Olmert details in his letter the unfolding of his contacts with the state comptroller regarding the report on the home front. Lindenstrauss, he said, made "unprecedented demands" in asking the PM to appear before him and his team of investigators at the State Comptroller's Office.

Olmert also charged Lindenstrauss with delaying a list of questions for which answers were to be included in the overall probe and allowing insufficient time for him and his staff to respond.

"I cannot but feel that the comptroller's mind has been made up in advance, even before he had pored over the details and examined them seriously," Olmert wrote.

In response, Lindenstrauss accused the prime minister of "continuing in his attempts to divert public opinion from his duty to offer precise and clear answers to the many questions directed at him for many months now regarding the way the war in the North was conducted... ."

The 67-page report has caused considerable anxiety among government and army officials and those who have seen it say it's extremely harsh and critical of the defense establishment, the local authorities, relevant ministries and their overall conduct in recent years.

Knesset legal counsel Elstein was contacted by the Military Advocate General's Office on behalf of Major General Yitzhak, and concluded that the individuals being criticized in the comptroller's report "have not received to date a copy or a draft of the report and they have not been given the opportunity to respond to its content."

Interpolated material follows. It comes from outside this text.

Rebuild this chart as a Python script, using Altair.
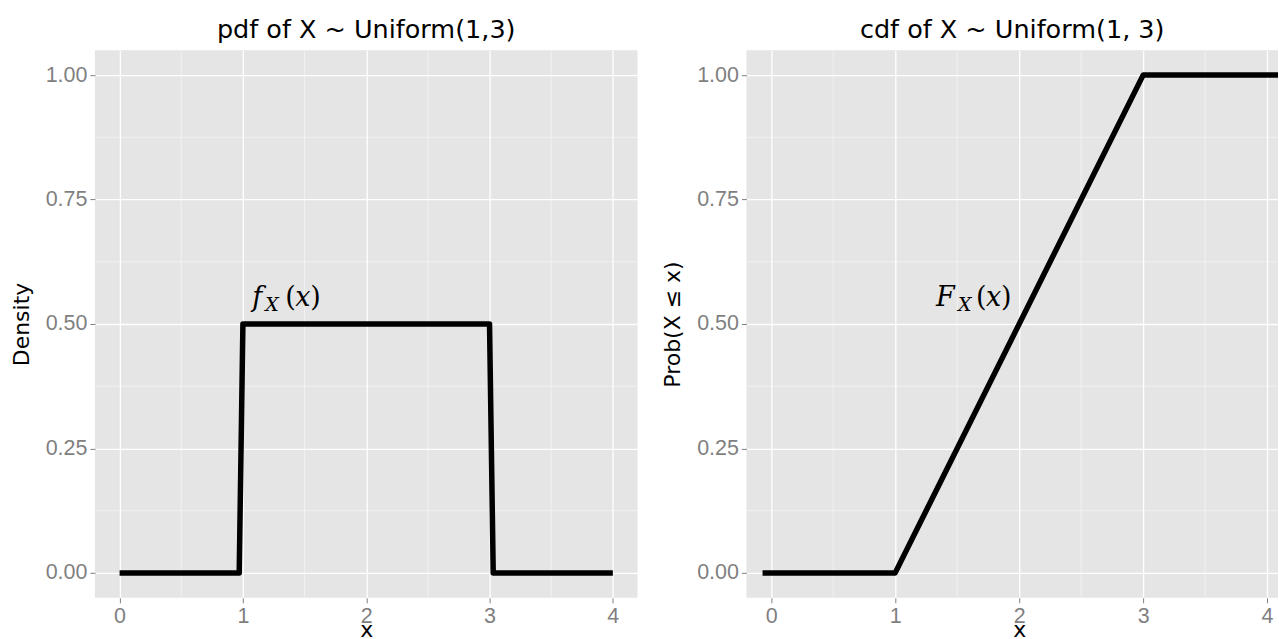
import altair as alt
import pandas as pd

# ---- data ----
pdf_x = [0.0, 0.97, 1.0, 3.0, 3.03, 4.0]
pdf_y = [0.0, 0.0, 0.5, 0.5, 0.0, 0.0]

cdf_x = [-0.07, 1.0, 3.0, 4.1]
cdf_y = [0.0, 0.0, 1.0, 1.0]

x_ticks = [0, 1, 2, 3, 4]
y_ticks = [0.0, 0.25, 0.5, 0.75, 1.0]
x_minor = [0.5, 1.5, 2.5, 3.5]
y_minor = [0.125, 0.375, 0.625, 0.875]

pdf_label_pos = [1.36, 0.55]
cdf_label_pos = [1.62, 0.55]

pdf_title = "pdf of X ~ Uniform(1,3)"
cdf_title = "cdf of X ~ Uniform(1, 3)"

BG = "#e5e5e5"
GREY = "#7f7f7f"
SANS = "DejaVu Sans"
TICKFONT = "Liberation Sans"
SERIF = "DejaVu Serif"

H = 548


def make_panel(xs, ys, xdom, width, title, ytitle, label_pos, letter, letter_dx, x_title_x=None):
    df = pd.DataFrame({"x": xs, "y": ys})
    xscale = alt.Scale(domain=xdom, nice=False, zero=False)
    yscale = alt.Scale(domain=[-0.05, 1.05], nice=False, zero=False)
    xaxis_kw = dict(
        values=x_ticks, format="d", title="x", grid=True, gridColor="white", gridWidth=1.3,
        domain=False, tickSize=5, tickColor=GREY, tickWidth=1, labelColor=GREY,
        labelFont=TICKFONT, labelFontSize=21.5, labelPadding=3, titleFont=SANS,
        titleFontSize=22, titleFontWeight="normal", titleColor="black", titlePadding=-8,
        labelFlush=False,
    )
    if x_title_x is not None:
        xaxis_kw["titleX"] = x_title_x
    xaxis = alt.Axis(**xaxis_kw)
    yaxis = alt.Axis(
        values=y_ticks, format=".2f", title=ytitle, grid=True, gridColor="white", gridWidth=1.3,
        domain=False, tickSize=5, tickColor=GREY, tickWidth=1, labelColor=GREY,
        labelFont=TICKFONT, labelFontSize=21.5, labelPadding=3, titleFont=SANS,
        titleFontSize=22, titleFontWeight="normal", titleColor="black", titlePadding=12,
        labelFlush=False,
    )
    xm = pd.DataFrame({"v": x_minor})
    ym = pd.DataFrame({"v": y_minor})
    minor_x = alt.Chart(xm).mark_rule(color="white", strokeWidth=0.6, opacity=0.8).encode(
        x=alt.X("v:Q", scale=xscale, axis=xaxis)
    )
    minor_y = alt.Chart(ym).mark_rule(color="white", strokeWidth=0.6, opacity=0.8).encode(
        y=alt.Y("v:Q", scale=yscale, axis=yaxis)
    )
    line = alt.Chart(df).mark_line(
        color="black", strokeWidth=5.5, strokeCap="butt", strokeJoin="round", clip=True
    ).encode(
        x=alt.X("x:Q", scale=xscale, axis=xaxis),
        y=alt.Y("y:Q", scale=yscale, axis=yaxis),
    )
    ann = pd.DataFrame({"x": [label_pos[0]], "y": [label_pos[1]]})
    base = alt.Chart(ann).encode(
        x=alt.X("x:Q", scale=xscale, axis=xaxis), y=alt.Y("y:Q", scale=yscale, axis=yaxis)
    )
    pieces = [
        (letter, letter_dx[0], 7, 27, "italic"),
        ("X", letter_dx[1], 12, 19, "italic"),
        ("(", letter_dx[2], 7, 27, "normal"),
        ("x", letter_dx[3], 7, 27, "italic"),
        (")", letter_dx[4], 7, 27, "normal"),
    ]
    texts = [
        base.mark_text(
            text=t, dx=dx, dy=dy, fontSize=fs, fontStyle=st, font=SERIF,
            align="left", baseline="alphabetic", color="black",
        )
        for (t, dx, dy, fs, st) in pieces
    ]
    return alt.layer(minor_x, minor_y, line, *texts).properties(
        width=width, height=H,
        title=alt.TitleParams(
            text=title, font=SANS, fontSize=25.5, fontWeight="normal", color="black",
            anchor="middle", baseline="alphabetic", offset=-14,
        ),
    )


left = make_panel(pdf_x, pdf_y, [-0.2, 4.2], 543, pdf_title, "Density",
                  pdf_label_pos, "f", [-35, -22, -2, 8, 23])
right = make_panel(cdf_x, cdf_y, [-0.2, 4.088], 532, cdf_title, "Prob(X ≤ x)",
                   cdf_label_pos, "F", [-36, -14, 4, 14, 29], x_title_x=273)

chart = alt.hconcat(left, right, spacing=109, bounds="flush").properties(
    padding={"left": 10, "top": 18, "right": 0, "bottom": 0},
    background="white",
).configure_view(fill=BG, strokeWidth=0)

chart.save("out.html", embed_options={"renderer": "svg", "actions": False})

Elstein wrote that the publication of the report under the current circumstances "harms the basic right" of the individuals involved. She called on the State Control Committee to postpone its meeting and not review the report.

However, MK Orlev, who chairs the committee rejected this call saying that "we [parliamentarians] are answerable to the voters, and not to the legal adviser. I do not know under what authority the legal adviser orders the chairman of the committee not to hold a meeting."